In your copy, leave out the pictures; write out all the data exactly.

(Data excerpt):
====================

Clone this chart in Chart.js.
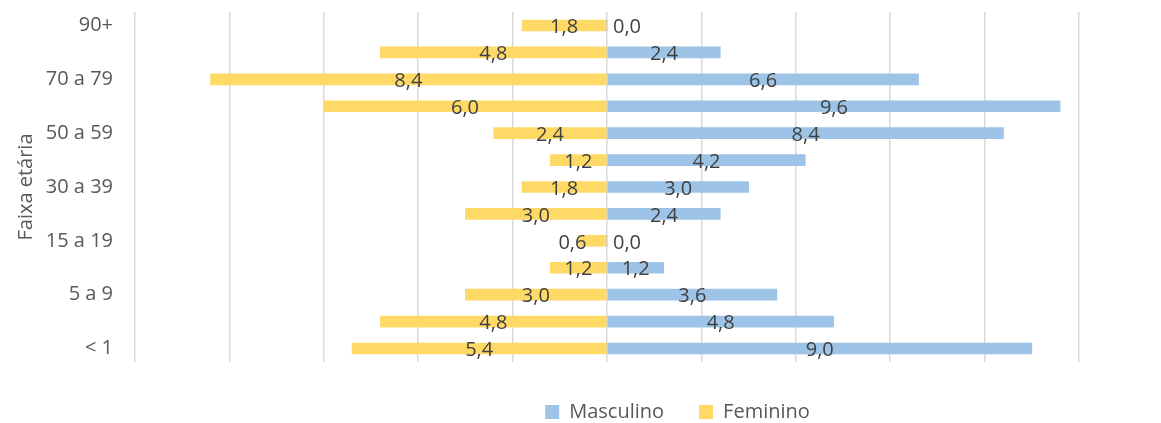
<!DOCTYPE html>
<html>
  <head>
    <title>Faixa etária</title>
    <script src="https://cdn.jsdelivr.net/npm/chart.js"></script>
    <style>
      body {
        margin: 0;
        background-color: #ffffff;
      }
      .chart-container {
        width: 1161px;
        height: 423px;
      }
    </style>
  </head>
  <body>
    <div class="chart-container">
      <canvas id="pyramidChart"></canvas>
    </div>

    <script>
      // Data (top row first)
      const ageGroups = [
        "90+", "80 a 89", "70 a 79", "60 a 69", "50 a 59", "40 a 49", "30 a 39",
        "20 a 29", "15 a 19", "10 a 14", "5 a 9", "1 a 4", "< 1"
      ];
      const masculino = [0.0, 2.4, 6.6, 9.6, 8.4, 4.2, 3.0, 2.4, 0.0, 1.2, 3.6, 4.8, 9.0];
      const feminino = [1.8, 4.8, 8.4, 6.0, 2.4, 1.2, 1.8, 3.0, 0.6, 1.2, 3.0, 4.8, 5.4];

      const textColor = "#595959";
      const labelColor = "#404040";
      const fontFamily = "'Open Sans', sans-serif";

      // Draws the value labels in the middle of each bar
      const barLabels = {
        id: "barLabels",
        afterDatasetsDraw(chart) {
          const ctx = chart.ctx;
          ctx.save();
          ctx.font = "20px " + fontFamily;
          ctx.fillStyle = labelColor;
          ctx.textAlign = "center";
          ctx.textBaseline = "middle";
          chart.data.datasets.forEach((ds, i) => {
            const meta = chart.getDatasetMeta(i);
            meta.data.forEach((bar, j) => {
              const value = Math.abs(ds.data[j]);
              const text = value.toFixed(1).replace(".", ",");
              const tw = ctx.measureText(text).width;
              const len = Math.abs(bar.x - bar.base);
              const dir = bar.x >= bar.base && ds.data[j] >= 0 ? 1 : -1;
              let x = (bar.x + bar.base) / 2;
              if (len < tw) {
                // too short: push the label out from the zero line
                x = bar.base + dir * (tw / 2 + 6 + len / 2);
              }
              ctx.fillText(text, x, bar.y + 2);
            });
          });
          ctx.restore();
        },
      };

      // Legend sits under the right-hand part of the plot, as in the original
      const legendShift = {
        id: "legendShift",
        afterLayout(chart) {
          chart.legend.left += 138;
          chart.legend.right += 138;
        },
      };

      new Chart(document.getElementById("pyramidChart"), {
        type: "bar",
        data: {
          labels: ageGroups,
          datasets: [
            {
              label: "Masculino",
              data: masculino,
              backgroundColor: "#9DC3E6",
              barThickness: 11,
            },
            {
              label: "Feminino",
              data: feminino.map((v) => -v),
              backgroundColor: "#FFD966",
              barThickness: 11,
            },
          ],
        },
        plugins: [barLabels, legendShift],
        options: {
          indexAxis: "y",
          responsive: true,
          maintainAspectRatio: false,
          animation: false,
          layout: { padding: { top: 12, right: 82, bottom: -9, left: 0 } },
          plugins: {
            tooltip: { enabled: false },
            legend: {
              position: "bottom",
              labels: {
                color: textColor,
                font: { size: 20, family: fontFamily },
                boxWidth: 14,
                boxHeight: 14,
                padding: 35,
              },
            },
          },
          scales: {
            x: {
              stacked: true,
              min: -10,
              max: 10,
              ticks: { display: false, stepSize: 2 },
              grid: { color: "#d9d9d9", lineWidth: 1.5, drawTicks: false },
              border: { display: false },
              afterFit: (scale) => { scale.height = 5; },
            },
            y: {
              stacked: true,
              grid: { display: false, drawTicks: false },
              border: { display: false },
              ticks: {
                color: textColor,
                font: { size: 20, family: fontFamily },
                padding: 22,
                autoSkip: false,
                callback: (val, i) => (i % 2 === 0 ? ageGroups[i] : ""),
              },
              title: {
                display: true,
                text: "Faixa etária",
                color: textColor,
                font: { size: 20, family: fontFamily },
                padding: { top: 14, bottom: 0 },
              },
              afterFit: (scale) => {
                scale.width = 135;
                scale.paddingTop = 0;
                scale.paddingBottom = 0;
              },
            },
          },
        },
      });
    </script>
  </body>
</html>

====================

(Result):
Clone this chart in Chart.js.
<!DOCTYPE html>
<html>
  <head>
    <title>Faixa etária</title>
    <script src="https://cdn.jsdelivr.net/npm/chart.js"></script>
    <style>
      body {
        margin: 0;
        background-color: #ffffff;
      }
      .chart-container {
        width: 1161px;
        height: 423px;
      }
    </style>
  </head>
  <body>
    <div class="chart-container">
      <canvas id="pyramidChart"></canvas>
    </div>

    <script>
      // Data (top row first)
      const ageGroups = [
        "90+", "80 a 89", "70 a 79", "60 a 69", "50 a 59", "40 a 49", "30 a 39",
        "20 a 29", "15 a 19", "10 a 14", "5 a 9", "1 a 4", "< 1"
      ];
      const masculino = [0.0, 2.4, 6.6, 9.6, 8.4, 4.2, 3.0, 2.4, 0.0, 1.2, 3.6, 4.8, 9.0];
      const feminino = [1.8, 4.8, 8.4, 6.0, 2.4, 1.2, 1.8, 3.0, 0.6, 1.2, 3.0, 4.8, 5.4];

      const textColor = "#595959";
      const labelColor = "#404040";
      const fontFamily = "'Open Sans', sans-serif";

      // Draws the value labels in the middle of each bar
      const barLabels = {
        id: "barLabels",
        afterDatasetsDraw(chart) {
          const ctx = chart.ctx;
          ctx.save();
          ctx.font = "20px " + fontFamily;
          ctx.fillStyle = labelColor;
          ctx.textAlign = "center";
          ctx.textBaseline = "middle";
          chart.data.datasets.forEach((ds, i) => {
            const meta = chart.getDatasetMeta(i);
            meta.data.forEach((bar, j) => {
              const value = Math.abs(ds.data[j]);
              const text = value.toFixed(1).replace(".", ",");
              const tw = ctx.measureText(text).width;
              const len = Math.abs(bar.x - bar.base);
              const dir = bar.x >= bar.base && ds.data[j] >= 0 ? 1 : -1;
              let x = (bar.x + bar.base) / 2;
              if (len < tw) {
                // too short: push the label out from the zero line
                x = bar.base + dir * (tw / 2 + 6 + len / 2);
              }
              ctx.fillText(text, x, bar.y + 2);
            });
          });
          ctx.restore();
        },
      };

      // Legend sits under the right-hand part of the plot, as in the original
      const legendShift = {
        id: "legendShift",
        afterLayout(chart) {
          chart.legend.left += 138;
          chart.legend.right += 138;
        },
      };

      new Chart(document.getElementById("pyramidChart"), {
        type: "bar",
        data: {
          labels: ageGroups,
          datasets: [
            {
              label: "Masculino",
              data: masculino,
              backgroundColor: "#9DC3E6",
              barThickness: 11,
            },
            {
              label: "Feminino",
              data: feminino.map((v) => -v),
              backgroundColor: "#FFD966",
              barThickness: 11,
            },
          ],
        },
        plugins: [barLabels, legendShift],
        options: {
          indexAxis: "y",
          responsive: true,
          maintainAspectRatio: false,
          animation: false,
          layout: { padding: { top: 12, right: 82, bottom: -9, left: 0 } },
          plugins: {
            tooltip: { enabled: false },
            legend: {
              position: "bottom",
              labels: {
                color: textColor,
                font: { size: 20, family: fontFamily },
                boxWidth: 14,
                boxHeight: 14,
                padding: 35,
              },
            },
          },
          scales: {
            x: {
              stacked: true,
              min: -10,
              max: 10,
              ticks: { display: false, stepSize: 2 },
              grid: { color: "#d9d9d9", lineWidth: 1.5, drawTicks: false },
              border: { display: false },
              afterFit: (scale) => { scale.height = 5; },
            },
            y: {
              stacked: true,
              grid: { display: false, drawTicks: false },
              border: { display: false },
              ticks: {
                color: textColor,
                font: { size: 20, family: fontFamily },
                padding: 22,
                autoSkip: false,
                callback: (val, i) => (i % 2 === 0 ? ageGroups[i] : ""),
              },
              title: {
                display: true,
                text: "Faixa etária",
                color: textColor,
                font: { size: 20, family: fontFamily },
                padding: { top: 14, bottom: 0 },
              },
              afterFit: (scale) => {
                scale.width = 135;
                scale.paddingTop = 0;
                scale.paddingBottom = 0;
              },
            },
          },
        },
      });
    </script>
  </body>
</html>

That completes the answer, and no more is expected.